Bertemu Setiap kali dengan si penjual ikan itu kata Yahya, dirinya berdialog panjang soal Islam. Anehnya kata dia, si penjual ikan yang mengaku tidak lulus Sekolah Dasar (SD) itu sangat mahir dalam menceritakan soal Islam.
Ia makin tertarik pada Islam, namun sejak saat itu ia tidak pernah lagi bertemu dengan penjual ikan itu. Si penjual ikan mengaku dari dusun Doyan, Desa Sandana salah satu desa di sebelah utara kota Tolitoli).
“Saat saya datangi kampungnya, tidak ada satupun warganya yang menjual ikan dengan bersepeda,” imbuhnya.
Pertemuannya dengan si penjual ikan itulah katanya, konflik internal keluarga Yahya dengan istrinya meruncing. Istrinya, Lusiana tetap ngotot untuk tidak memeluk Islam.
“Karena dipengaruhi oleh Pendeta dan saudara-saudaranya, ia tetap bertahan pada agama yang dianut sebelumnya. Jadi, kita memutuskan untuk bercerai,” tambahnya.
Sambung dia, tidak lama setelah itu. Tepatnya 17 Ramadan 1427 Hijriyah atau tanggal 10 Oktober sekitar Pukul 23.00 Wita, ia bermimpi bertemu dengan seseorang yang berpakaian serba putih duduk di atas kursi.

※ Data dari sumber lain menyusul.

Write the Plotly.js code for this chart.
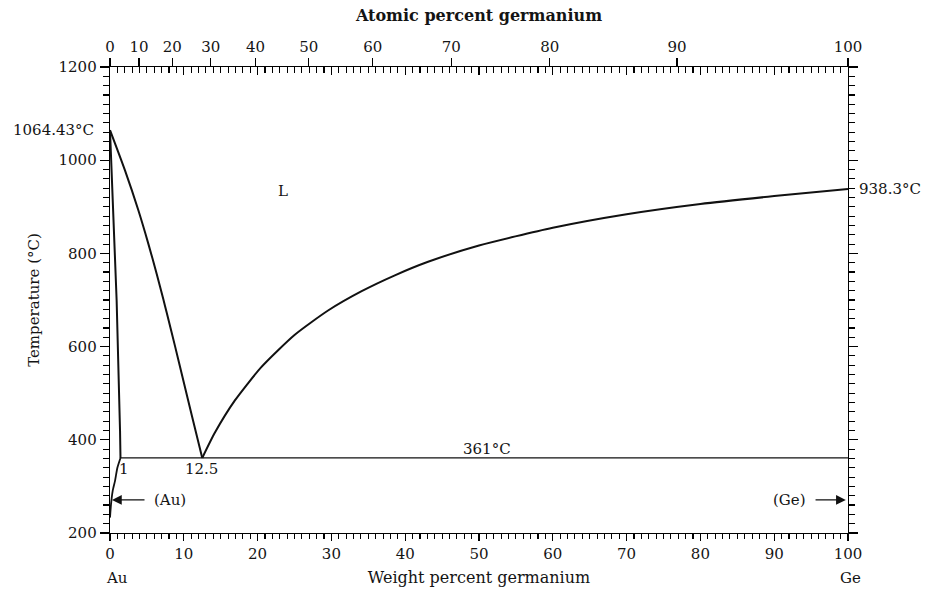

“Dia di lantai dengan posisi duduk bersila dan berhadap-hadapan dengan seseorang yang berpakaian serba putih itu, saya dialog dengan bapak itu. Namanya, katanya Lailatul kadar,” omong Yahya.
Yang pertama masuk perempun, tanpa hambatan apa-apa. Namun perempuan yang kedua, tersengat api panas.
“Setelah sadar, seluruh badan saya mulai dari ujung kaki sampai kepala berkeringat. Saya seperti orang yang kena malaria, saya sudah minum obat tapi tidak ada perubahan. Tetap saja begitu,” imbuhnya.
Diceritakan ke istrinya kata dia, istrinya semakin tidak percaya dan ingin bercerai dengan Yahya. Namun, beberapa jam kemudian istrinya menangis karena mimpi yang diceritakan suaminya kepadanya sama dengan apa yang dimimpikan.
“Akhirnya istri saya yang mengajak segera masuk Islam,” tambahnya.
Kata Yahya bersama istrinya memeluk Islam secara sah pada hari Rabu, 11 Oktober 2006 Pukul 12.00 Wita melalui tuntunan Komarudin Sofa selaku Sekretaris Pimpinan Cabang Nahdlatul Ulama (NU) Tolitoli. Hari itulah, Yahya dan istrinya mengucapkan dua kalimat Syahadat.
“Kekuatan saya, sekarang hanya shalat Tahajud malam dan Dhuha pukul 08.00,” papar mantan Rektor UKI Papua ini.